Ms Taljaard asked why there were objections.

Mr Louw replied that they were not very specific on the issues but it involved the deductions being too generous.

Ms Mahlangu asked if the new procurement process is inline with the preferential procurement policy. Finally, she commented that there are very little African females and asked how will this be remedied. There is also a little women at senior management level.

The Commissioner replied that SARS is not unmindful of gender and knows that much needs to be done. SARS had not gone through any retrenchments but has an employment equity plan and has come a long way in respect of equity issues at all levels. The new procurement policy is consistent with the PFMA and it takes into account the preferential procurement policy. Managers are being trained on these policies.

Ms Taljaard was concerned about the use of third party information because there are certain constitutional issues especially in respect of privacy that could arise.
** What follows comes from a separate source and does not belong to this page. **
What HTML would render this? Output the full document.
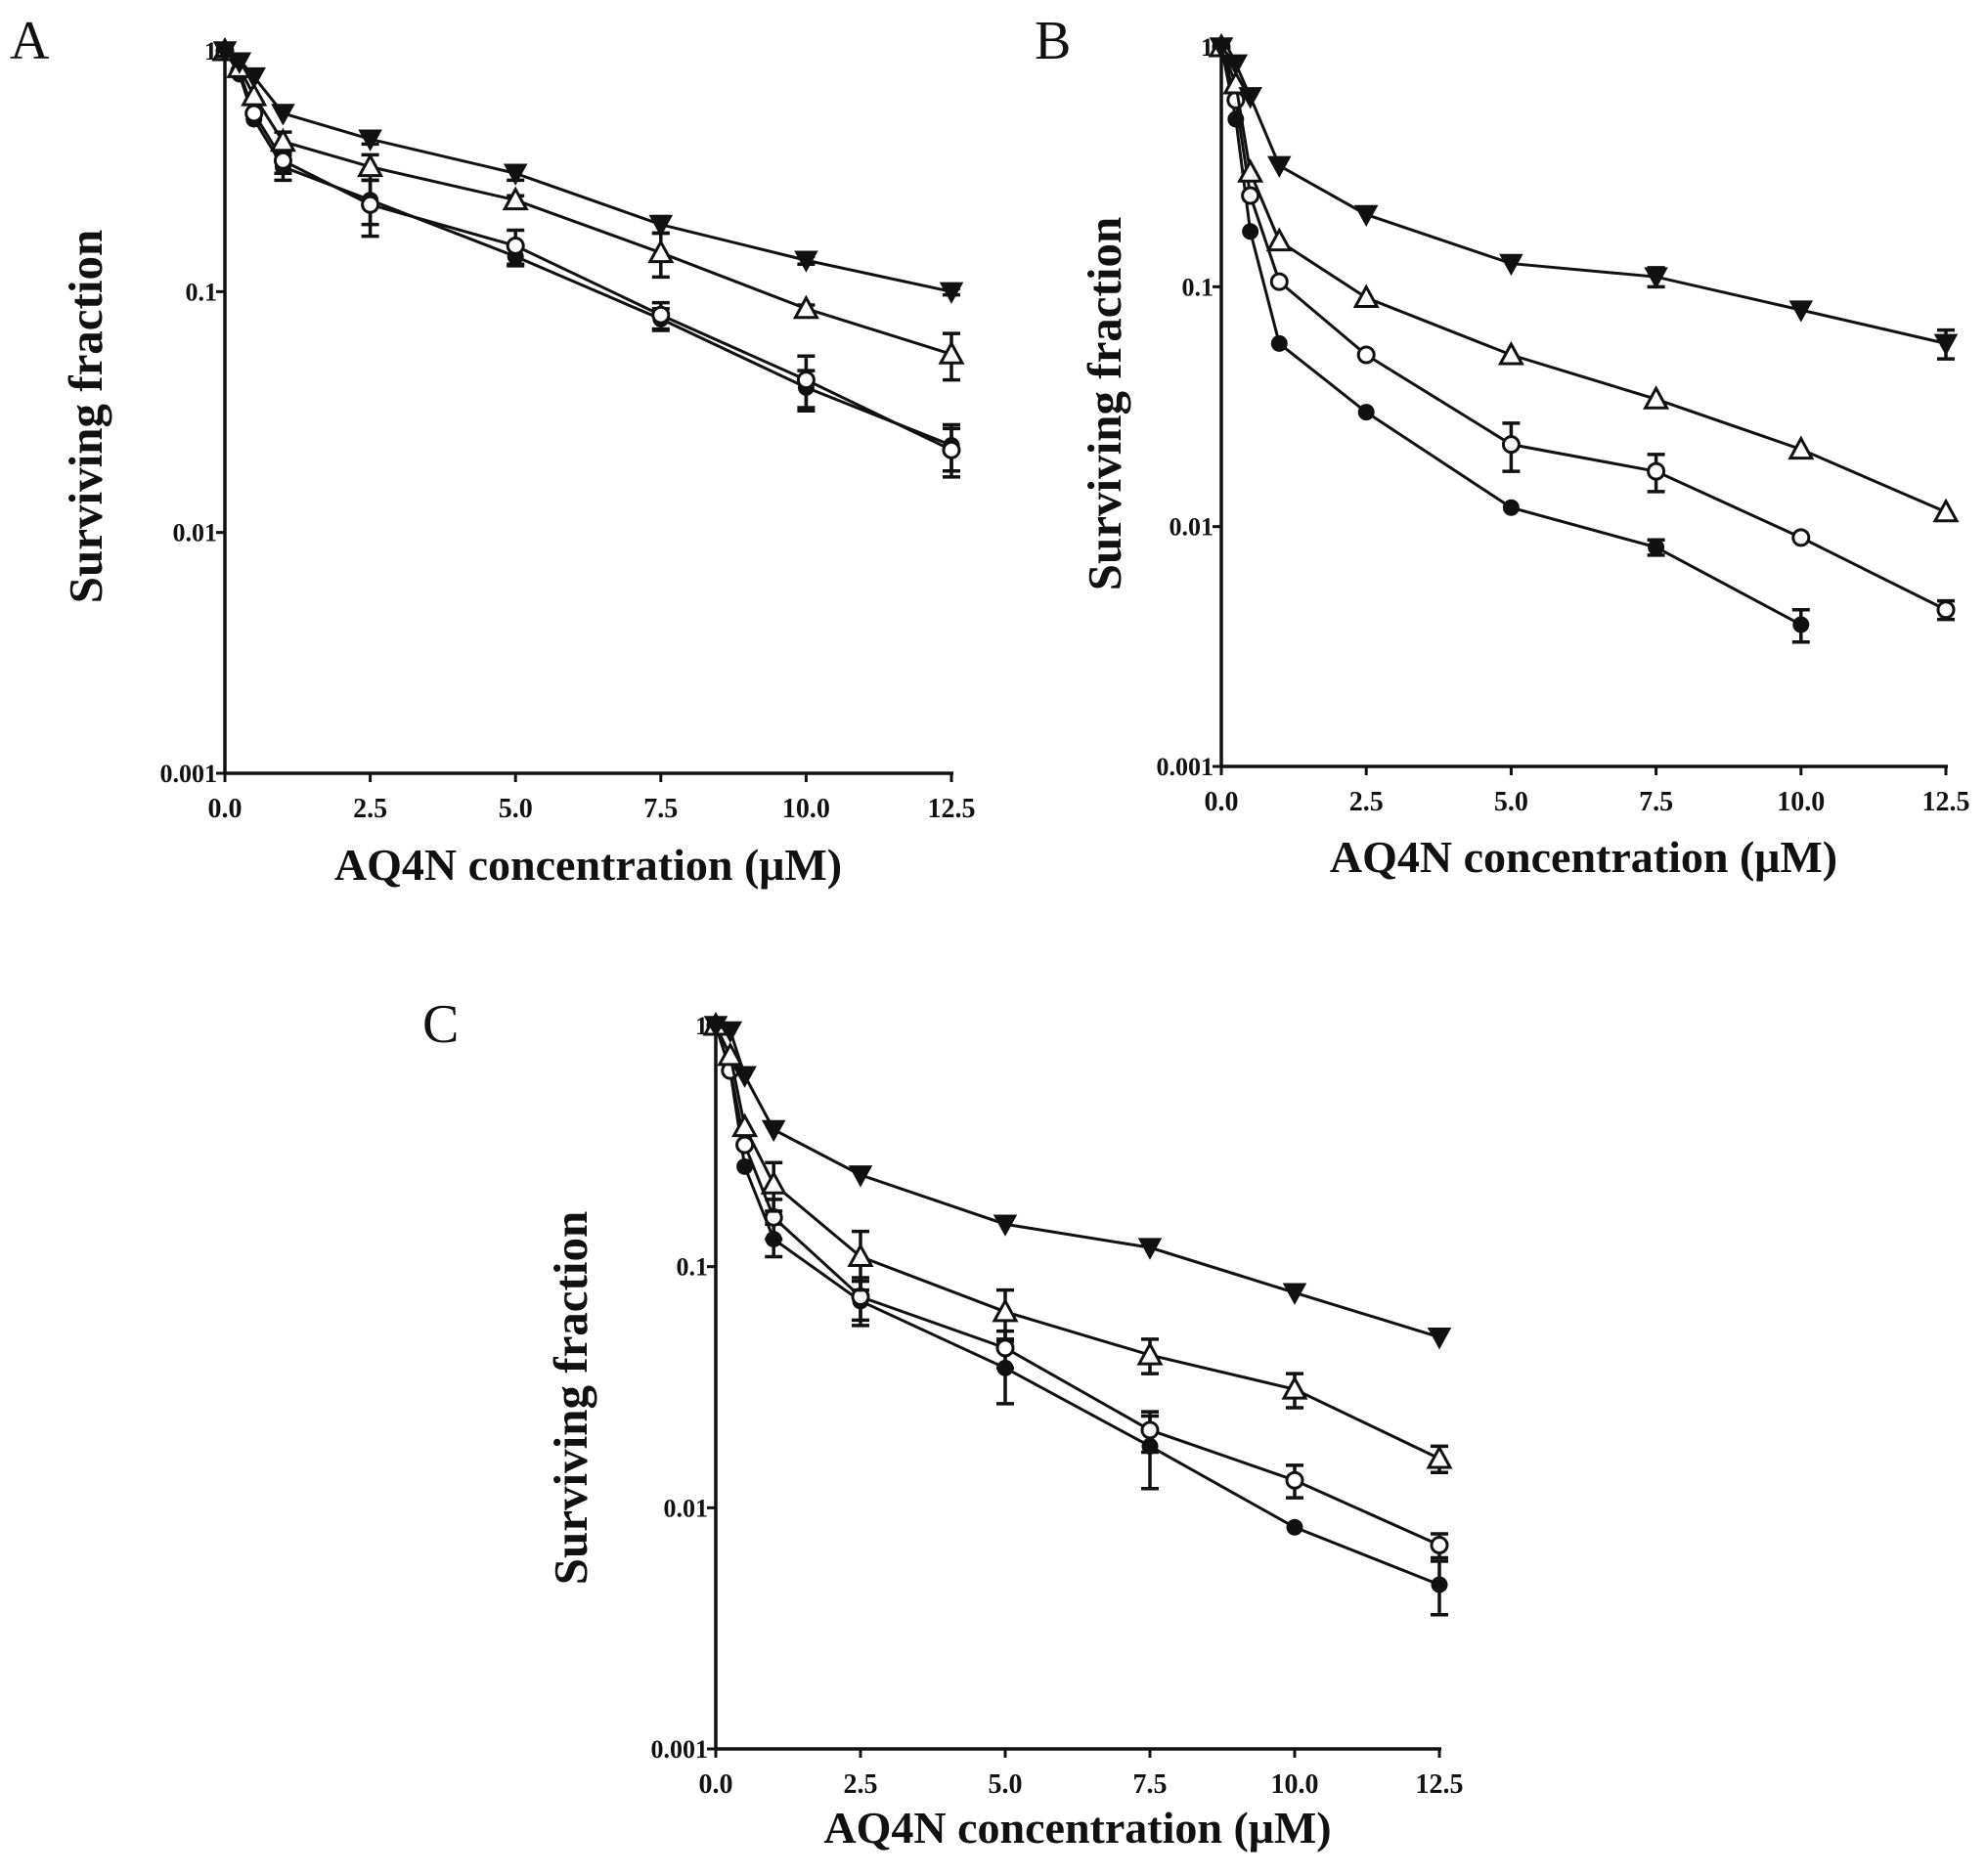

The Commissioner replied that SARS is behind other countries in the use of third party information. Even the private sector is ahead with all their credit checks. If there is to be increased compliance the right of privacy will have to be compromised slightly. He reiterated that the world was ahead of South Africa in this area.

Ms Hogan asked how prepared SARS was for the implementation of the Financial Intelligence Centre.

The Commissioner relied that SARS was part of the process from the inception phase. SARS is part of the reporting mechanism and is ready and aware of the responsibilities and the opportunities.

There were no further questions and the meeting was adjourned.